%%

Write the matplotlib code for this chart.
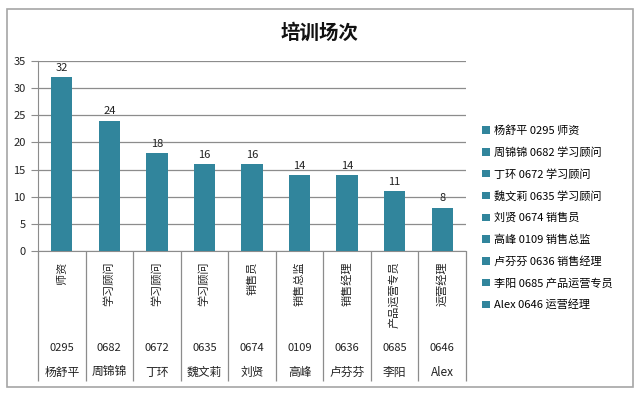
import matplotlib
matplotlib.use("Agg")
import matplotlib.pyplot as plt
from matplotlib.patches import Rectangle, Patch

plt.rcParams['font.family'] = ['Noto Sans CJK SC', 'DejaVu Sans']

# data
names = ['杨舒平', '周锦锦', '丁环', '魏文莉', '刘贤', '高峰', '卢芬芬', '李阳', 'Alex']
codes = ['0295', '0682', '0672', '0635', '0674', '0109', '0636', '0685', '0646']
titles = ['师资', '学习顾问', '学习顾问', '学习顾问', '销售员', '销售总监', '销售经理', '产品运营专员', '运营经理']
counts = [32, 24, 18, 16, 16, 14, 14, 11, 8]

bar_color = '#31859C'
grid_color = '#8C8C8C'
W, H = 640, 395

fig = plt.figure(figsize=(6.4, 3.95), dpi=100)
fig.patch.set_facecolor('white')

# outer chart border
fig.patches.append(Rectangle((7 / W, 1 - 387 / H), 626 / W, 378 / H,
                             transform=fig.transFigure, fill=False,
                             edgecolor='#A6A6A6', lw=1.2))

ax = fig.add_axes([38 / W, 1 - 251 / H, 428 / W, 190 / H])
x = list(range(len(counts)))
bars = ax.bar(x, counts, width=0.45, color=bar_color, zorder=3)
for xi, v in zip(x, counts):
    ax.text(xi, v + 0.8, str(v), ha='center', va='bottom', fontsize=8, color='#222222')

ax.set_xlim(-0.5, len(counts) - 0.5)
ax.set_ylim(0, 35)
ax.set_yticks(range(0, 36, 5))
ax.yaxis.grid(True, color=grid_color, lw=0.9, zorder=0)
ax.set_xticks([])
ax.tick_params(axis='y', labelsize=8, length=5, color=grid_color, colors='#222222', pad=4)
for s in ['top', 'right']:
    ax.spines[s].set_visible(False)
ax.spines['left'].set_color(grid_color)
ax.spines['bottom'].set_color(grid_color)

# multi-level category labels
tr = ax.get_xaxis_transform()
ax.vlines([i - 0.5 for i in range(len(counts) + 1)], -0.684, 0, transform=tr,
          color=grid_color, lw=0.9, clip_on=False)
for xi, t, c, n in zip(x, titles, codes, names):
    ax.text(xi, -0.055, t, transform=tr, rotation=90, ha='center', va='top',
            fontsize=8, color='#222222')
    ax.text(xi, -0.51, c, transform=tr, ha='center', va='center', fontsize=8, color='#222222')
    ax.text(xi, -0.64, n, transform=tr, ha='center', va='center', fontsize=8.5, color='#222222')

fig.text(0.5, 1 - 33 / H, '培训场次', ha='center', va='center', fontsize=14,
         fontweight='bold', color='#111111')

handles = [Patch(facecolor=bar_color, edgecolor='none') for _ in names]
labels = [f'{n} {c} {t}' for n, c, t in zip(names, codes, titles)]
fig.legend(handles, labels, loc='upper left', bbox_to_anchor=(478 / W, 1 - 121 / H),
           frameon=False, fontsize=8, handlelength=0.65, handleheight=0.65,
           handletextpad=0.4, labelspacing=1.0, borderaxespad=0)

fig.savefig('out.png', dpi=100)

%%

Take the lines from the start of the material to the line with "edgecolor='#A6A6A6', lw=1.2))", both included, and transcribe them exactly without the pictures.

Write the matplotlib code for this chart.
import matplotlib
matplotlib.use("Agg")
import matplotlib.pyplot as plt
from matplotlib.patches import Rectangle, Patch

plt.rcParams['font.family'] = ['Noto Sans CJK SC', 'DejaVu Sans']

# data
names = ['杨舒平', '周锦锦', '丁环', '魏文莉', '刘贤', '高峰', '卢芬芬', '李阳', 'Alex']
codes = ['0295', '0682', '0672', '0635', '0674', '0109', '0636', '0685', '0646']
titles = ['师资', '学习顾问', '学习顾问', '学习顾问', '销售员', '销售总监', '销售经理', '产品运营专员', '运营经理']
counts = [32, 24, 18, 16, 16, 14, 14, 11, 8]

bar_color = '#31859C'
grid_color = '#8C8C8C'
W, H = 640, 395

fig = plt.figure(figsize=(6.4, 3.95), dpi=100)
fig.patch.set_facecolor('white')

# outer chart border
fig.patches.append(Rectangle((7 / W, 1 - 387 / H), 626 / W, 378 / H,
                             transform=fig.transFigure, fill=False,
                             edgecolor='#A6A6A6', lw=1.2))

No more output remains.